==== Data excerpts ====
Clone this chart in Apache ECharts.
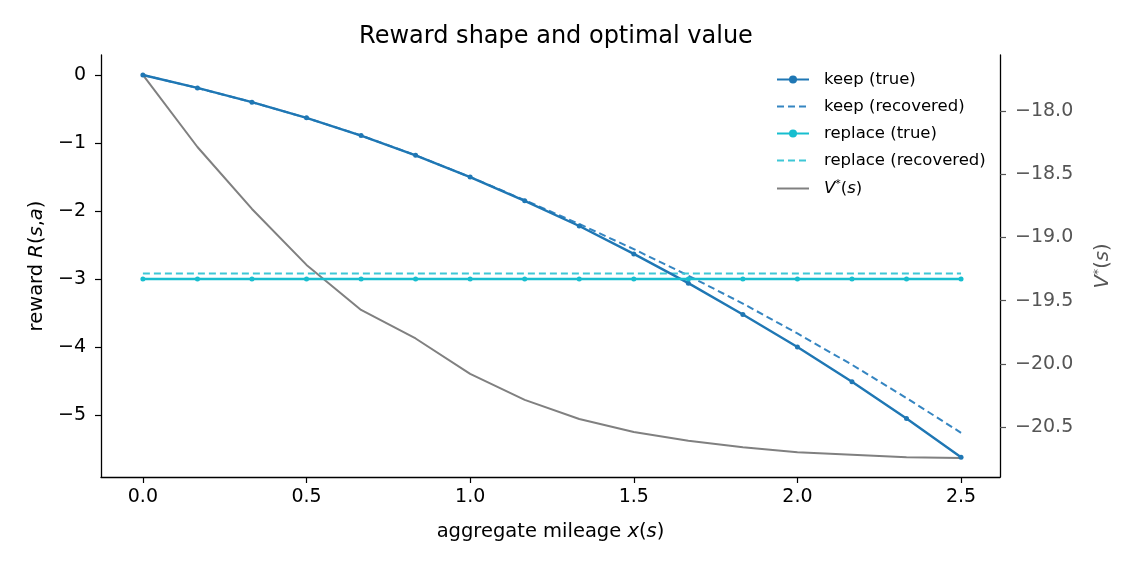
<!DOCTYPE html>
<html>
<head>
<meta charset="utf-8">
<script src="https://cdn.jsdelivr.net/npm/echarts@6/dist/echarts.min.js"></script>
<style>
html, body { margin: 0; padding: 0; background: #fff; }
#main { width: 1140px; height: 570px; }
</style>
</head>
<body>
<div id="main"></div>
<script>
// mileage grid
var mileage = [0, 0.1667, 0.3333, 0.5, 0.6667, 0.8333, 1.0, 1.1667, 1.3333, 1.5, 1.6667, 1.8333, 2.0, 2.1667, 2.3333, 2.5];
var keepTrue = [0, -0.19, -0.40, -0.63, -0.89, -1.18, -1.50, -1.85, -2.22, -2.63, -3.06, -3.52, -4.00, -4.51, -5.05, -5.62];
var keepRecovered = [0, -0.19, -0.40, -0.63, -0.89, -1.18, -1.50, -1.84, -2.19, -2.56, -2.95, -3.36, -3.80, -4.26, -4.75, -5.26];
var replaceTrue = [-3, -3, -3, -3, -3, -3, -3, -3, -3, -3, -3, -3, -3, -3, -3, -3];
var replaceRecovered = [-2.92, -2.92, -2.92, -2.92, -2.92, -2.92, -2.92, -2.92, -2.92, -2.92, -2.92, -2.92, -2.92, -2.92, -2.92, -2.92];
var vStar = [-17.715, -18.285, -18.775, -19.218, -19.574, -19.80, -20.08, -20.286, -20.437, -20.54, -20.61, -20.66, -20.70, -20.72, -20.74, -20.745];

var xTicks = [0, 0.5, 1.0, 1.5, 2.0, 2.5];
var leftTicks = [0, -1, -2, -3, -4, -5];
var rightTicks = [-18.0, -18.5, -19.0, -19.5, -20.0, -20.5];

function pairs(ys) {
    return mileage.map(function (x, i) { return [x, ys[i]]; });
}
function minus(v, d) {
    var s = Math.abs(v).toFixed(d);
    return (v < 0 ? '\u2212' : '') + s;
}

var font = 'DejaVu Sans';
var myChart = echarts.init(document.getElementById('main'), null, {renderer: 'canvas'});

option = {
    backgroundColor: '#fff',
    animation: false,
    textStyle: { fontFamily: font },
    title: {
        text: 'Reward shape and optimal value',
        left: 551,
        textAlign: 'center',
        top: 20,
        textStyle: { fontFamily: font, fontSize: 24, fontWeight: 'normal', color: '#000' }
    },
    grid: { left: 101, right: 140, top: 55, bottom: 93 },
    legend: {
        left: 776,
        top: 71,
        padding: 0,
        orient: 'vertical',
        itemWidth: 32,
        itemHeight: 10,
        itemGap: 10,
        textStyle: {
            fontFamily: font, fontSize: 16.5, color: '#000',
            padding: [0, 0, 0, 10],
            rich: {
                i: { fontStyle: 'italic', fontSize: 16.5, fontFamily: font },
                s: { fontSize: 11, verticalAlign: 'top', fontFamily: font, padding: [0, 0, 8, 0] },
                n: { fontSize: 16.5, fontFamily: font }
            }
        },
        formatter: function (name) {
            if (name === 'V*') return '{i|V}{s|*}{n|(}{i|s}{n|)}';
            return name;
        },
        data: [
            'keep (true)',
            { name: 'keep (recovered)', itemStyle: { opacity: 0 } },
            'replace (true)',
            { name: 'replace (recovered)', itemStyle: { opacity: 0 } },
            { name: 'V*', itemStyle: { opacity: 0 } }
        ]
    },
    xAxis: {
        type: 'value',
        min: -0.128,
        max: 2.619,
        name: 'aggregate mileage {i|x}({i|s})',
        nameLocation: 'middle',
        nameGap: 45,
        nameTextStyle: {
            fontSize: 19.5, color: '#000', fontFamily: font,
            rich: { i: { fontStyle: 'italic', fontSize: 19.5, fontFamily: font } }
        },
        splitLine: { show: false },
        axisLine: { onZero: false, lineStyle: { color: '#000', width: 1.3 } },
        axisTick: { customValues: xTicks, length: 6, inside: false, lineStyle: { color: '#000', width: 1.2 } },
        axisLabel: {
            customValues: xTicks, color: '#000', fontSize: 19, margin: 11,
            formatter: function (v) { return minus(v, 1); }
        }
    },
    yAxis: [
        {
            type: 'value',
            min: -5.91,
            max: 0.294,
            position: 'left',
            name: 'reward {i|R}({i|s},{i|a})',
            nameLocation: 'middle',
            nameGap: 53,
            nameTextStyle: {
                fontSize: 19.5, color: '#000', fontFamily: font,
                rich: { i: { fontStyle: 'italic', fontSize: 19.5, fontFamily: font } }
            },
            splitLine: { show: false },
            axisLine: { show: true, onZero: false, lineStyle: { color: '#000', width: 1.3 } },
            axisTick: { show: true, customValues: leftTicks, length: 6, lineStyle: { color: '#000', width: 1.2 } },
            axisLabel: {
                customValues: leftTicks, color: '#000', fontSize: 19, margin: 15,
                formatter: function (v) { return minus(v, 0); }
            }
        },
        {
            type: 'value',
            min: -20.896,
            max: -17.557,
            position: 'right',
            name: '{i|V}{s|*}({i|s})',
            nameLocation: 'middle',
            nameGap: 92,
            nameRotate: 90,
            nameTextStyle: {
                fontSize: 19.5, color: '#555', fontFamily: font,
                rich: {
                    i: { fontStyle: 'italic', fontSize: 19.5, color: '#555', fontFamily: font },
                    s: { fontSize: 13, color: '#555', verticalAlign: 'top', padding: [0, 0, 9, 0], fontFamily: font }
                }
            },
            splitLine: { show: false },
            axisLine: { show: true, onZero: false, lineStyle: { color: '#000', width: 1.3 } },
            axisTick: { show: true, customValues: rightTicks, length: 6, lineStyle: { color: '#555', width: 1.2 } },
            axisLabel: {
                customValues: rightTicks, color: '#555', fontSize: 19, margin: 15,
                formatter: function (v) { return minus(v, 1); }
            }
        }
    ],
    series: [
        {
            name: 'V*',
            type: 'line',
            yAxisIndex: 1,
            data: pairs(vStar),
            symbol: 'none',
            z: 1,
            lineStyle: { color: '#808080', width: 2 },
            itemStyle: { color: '#808080' }
        },
        {
            name: 'keep (true)',
            type: 'line',
            data: pairs(keepTrue),
            symbol: 'circle',
            symbolSize: 5,
            z: 3,
            lineStyle: { color: '#1f77b4', width: 2.4 },
            itemStyle: { color: '#1f77b4' }
        },
        {
            name: 'keep (recovered)',
            type: 'line',
            data: pairs(keepRecovered),
            symbol: 'none',
            z: 2,
            lineStyle: { color: '#3585c1', width: 2, type: [7, 4] },
            itemStyle: { color: '#3585c1' }
        },
        {
            name: 'replace (true)',
            type: 'line',
            data: pairs(replaceTrue),
            symbol: 'circle',
            symbolSize: 5,
            z: 3,
            lineStyle: { color: '#17becf', width: 2.4 },
            itemStyle: { color: '#17becf' }
        },
        {
            name: 'replace (recovered)',
            type: 'line',
            data: pairs(replaceRecovered),
            symbol: 'none',
            z: 2,
            lineStyle: { color: '#3ec7d6', width: 2, type: [7, 4] },
            itemStyle: { color: '#3ec7d6' }
        }
    ]
};
myChart.setOption(option);
</script>
</body>
</html>
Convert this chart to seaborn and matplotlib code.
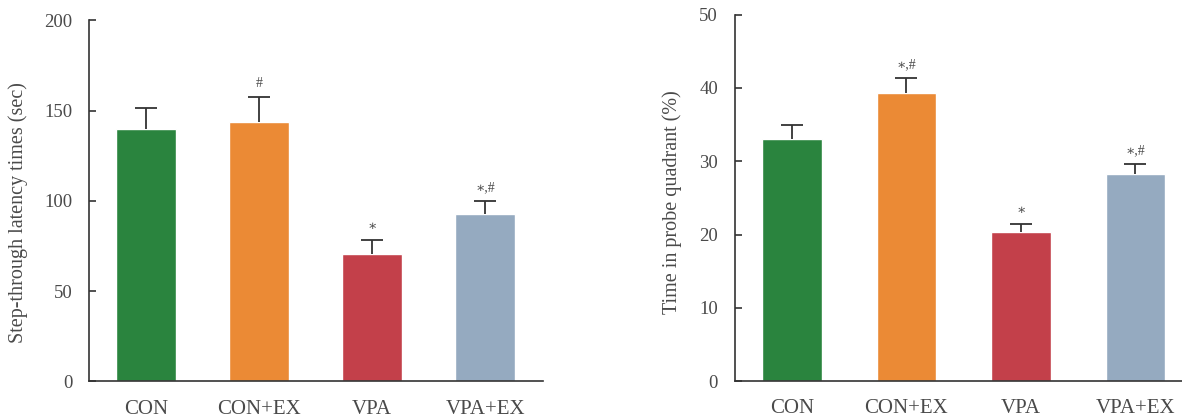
====
> **What the exercise asks**
Set down the material exactly, every line of it, except for the pictures.

> **Solution for this problem**
Clone this chart in Apache ECharts.
<!DOCTYPE html>
<html>
<head>
<meta charset="utf-8">
<script src="https://cdn.jsdelivr.net/npm/echarts@6/dist/echarts.min.js"></script>
<style>
html, body { margin: 0; padding: 0; background: #fff; }
#main { width: 1140px; height: 570px; }
</style>
</head>
<body>
<div id="main"></div>
<script>
// mileage grid
var mileage = [0, 0.1667, 0.3333, 0.5, 0.6667, 0.8333, 1.0, 1.1667, 1.3333, 1.5, 1.6667, 1.8333, 2.0, 2.1667, 2.3333, 2.5];
var keepTrue = [0, -0.19, -0.40, -0.63, -0.89, -1.18, -1.50, -1.85, -2.22, -2.63, -3.06, -3.52, -4.00, -4.51, -5.05, -5.62];
var keepRecovered = [0, -0.19, -0.40, -0.63, -0.89, -1.18, -1.50, -1.84, -2.19, -2.56, -2.95, -3.36, -3.80, -4.26, -4.75, -5.26];
var replaceTrue = [-3, -3, -3, -3, -3, -3, -3, -3, -3, -3, -3, -3, -3, -3, -3, -3];
var replaceRecovered = [-2.92, -2.92, -2.92, -2.92, -2.92, -2.92, -2.92, -2.92, -2.92, -2.92, -2.92, -2.92, -2.92, -2.92, -2.92, -2.92];
var vStar = [-17.715, -18.285, -18.775, -19.218, -19.574, -19.80, -20.08, -20.286, -20.437, -20.54, -20.61, -20.66, -20.70, -20.72, -20.74, -20.745];

var xTicks = [0, 0.5, 1.0, 1.5, 2.0, 2.5];
var leftTicks = [0, -1, -2, -3, -4, -5];
var rightTicks = [-18.0, -18.5, -19.0, -19.5, -20.0, -20.5];

function pairs(ys) {
    return mileage.map(function (x, i) { return [x, ys[i]]; });
}
function minus(v, d) {
    var s = Math.abs(v).toFixed(d);
    return (v < 0 ? '\u2212' : '') + s;
}

var font = 'DejaVu Sans';
var myChart = echarts.init(document.getElementById('main'), null, {renderer: 'canvas'});

option = {
    backgroundColor: '#fff',
    animation: false,
    textStyle: { fontFamily: font },
    title: {
        text: 'Reward shape and optimal value',
        left: 551,
        textAlign: 'center',
        top: 20,
        textStyle: { fontFamily: font, fontSize: 24, fontWeight: 'normal', color: '#000' }
    },
    grid: { left: 101, right: 140, top: 55, bottom: 93 },
    legend: {
        left: 776,
        top: 71,
        padding: 0,
        orient: 'vertical',
        itemWidth: 32,
        itemHeight: 10,
        itemGap: 10,
        textStyle: {
            fontFamily: font, fontSize: 16.5, color: '#000',
            padding: [0, 0, 0, 10],
            rich: {
                i: { fontStyle: 'italic', fontSize: 16.5, fontFamily: font },
                s: { fontSize: 11, verticalAlign: 'top', fontFamily: font, padding: [0, 0, 8, 0] },
                n: { fontSize: 16.5, fontFamily: font }
            }
        },
        formatter: function (name) {
            if (name === 'V*') return '{i|V}{s|*}{n|(}{i|s}{n|)}';
            return name;
        },
        data: [
            'keep (true)',
            { name: 'keep (recovered)', itemStyle: { opacity: 0 } },
            'replace (true)',
            { name: 'replace (recovered)', itemStyle: { opacity: 0 } },
            { name: 'V*', itemStyle: { opacity: 0 } }
        ]
    },
    xAxis: {
        type: 'value',
        min: -0.128,
        max: 2.619,
        name: 'aggregate mileage {i|x}({i|s})',
        nameLocation: 'middle',
        nameGap: 45,
        nameTextStyle: {
            fontSize: 19.5, color: '#000', fontFamily: font,
            rich: { i: { fontStyle: 'italic', fontSize: 19.5, fontFamily: font } }
        },
        splitLine: { show: false },
        axisLine: { onZero: false, lineStyle: { color: '#000', width: 1.3 } },
        axisTick: { customValues: xTicks, length: 6, inside: false, lineStyle: { color: '#000', width: 1.2 } },
        axisLabel: {
            customValues: xTicks, color: '#000', fontSize: 19, margin: 11,
            formatter: function (v) { return minus(v, 1); }
        }
    },
    yAxis: [
        {
            type: 'value',
            min: -5.91,
            max: 0.294,
            position: 'left',
            name: 'reward {i|R}({i|s},{i|a})',
            nameLocation: 'middle',
            nameGap: 53,
            nameTextStyle: {
                fontSize: 19.5, color: '#000', fontFamily: font,
                rich: { i: { fontStyle: 'italic', fontSize: 19.5, fontFamily: font } }
            },
            splitLine: { show: false },
            axisLine: { show: true, onZero: false, lineStyle: { color: '#000', width: 1.3 } },
            axisTick: { show: true, customValues: leftTicks, length: 6, lineStyle: { color: '#000', width: 1.2 } },
            axisLabel: {
                customValues: leftTicks, color: '#000', fontSize: 19, margin: 15,
                formatter: function (v) { return minus(v, 0); }
            }
        },
        {
            type: 'value',
            min: -20.896,
            max: -17.557,
            position: 'right',
            name: '{i|V}{s|*}({i|s})',
            nameLocation: 'middle',
            nameGap: 92,
            nameRotate: 90,
            nameTextStyle: {
                fontSize: 19.5, color: '#555', fontFamily: font,
                rich: {
                    i: { fontStyle: 'italic', fontSize: 19.5, color: '#555', fontFamily: font },
                    s: { fontSize: 13, color: '#555', verticalAlign: 'top', padding: [0, 0, 9, 0], fontFamily: font }
                }
            },
            splitLine: { show: false },
            axisLine: { show: true, onZero: false, lineStyle: { color: '#000', width: 1.3 } },
            axisTick: { show: true, customValues: rightTicks, length: 6, lineStyle: { color: '#555', width: 1.2 } },
            axisLabel: {
                customValues: rightTicks, color: '#555', fontSize: 19, margin: 15,
                formatter: function (v) { return minus(v, 1); }
            }
        }
    ],
    series: [
        {
            name: 'V*',
            type: 'line',
            yAxisIndex: 1,
            data: pairs(vStar),
            symbol: 'none',
            z: 1,
            lineStyle: { color: '#808080', width: 2 },
            itemStyle: { color: '#808080' }
        },
        {
            name: 'keep (true)',
            type: 'line',
            data: pairs(keepTrue),
            symbol: 'circle',
            symbolSize: 5,
            z: 3,
            lineStyle: { color: '#1f77b4', width: 2.4 },
            itemStyle: { color: '#1f77b4' }
        },
        {
            name: 'keep (recovered)',
            type: 'line',
            data: pairs(keepRecovered),
            symbol: 'none',
            z: 2,
            lineStyle: { color: '#3585c1', width: 2, type: [7, 4] },
            itemStyle: { color: '#3585c1' }
        },
        {
            name: 'replace (true)',
            type: 'line',
            data: pairs(replaceTrue),
            symbol: 'circle',
            symbolSize: 5,
            z: 3,
            lineStyle: { color: '#17becf', width: 2.4 },
            itemStyle: { color: '#17becf' }
        },
        {
            name: 'replace (recovered)',
            type: 'line',
            data: pairs(replaceRecovered),
            symbol: 'none',
            z: 2,
            lineStyle: { color: '#3ec7d6', width: 2, type: [7, 4] },
            itemStyle: { color: '#3ec7d6' }
        }
    ]
};
myChart.setOption(option);
</script>
</body>
</html>
Convert this chart to seaborn and matplotlib code.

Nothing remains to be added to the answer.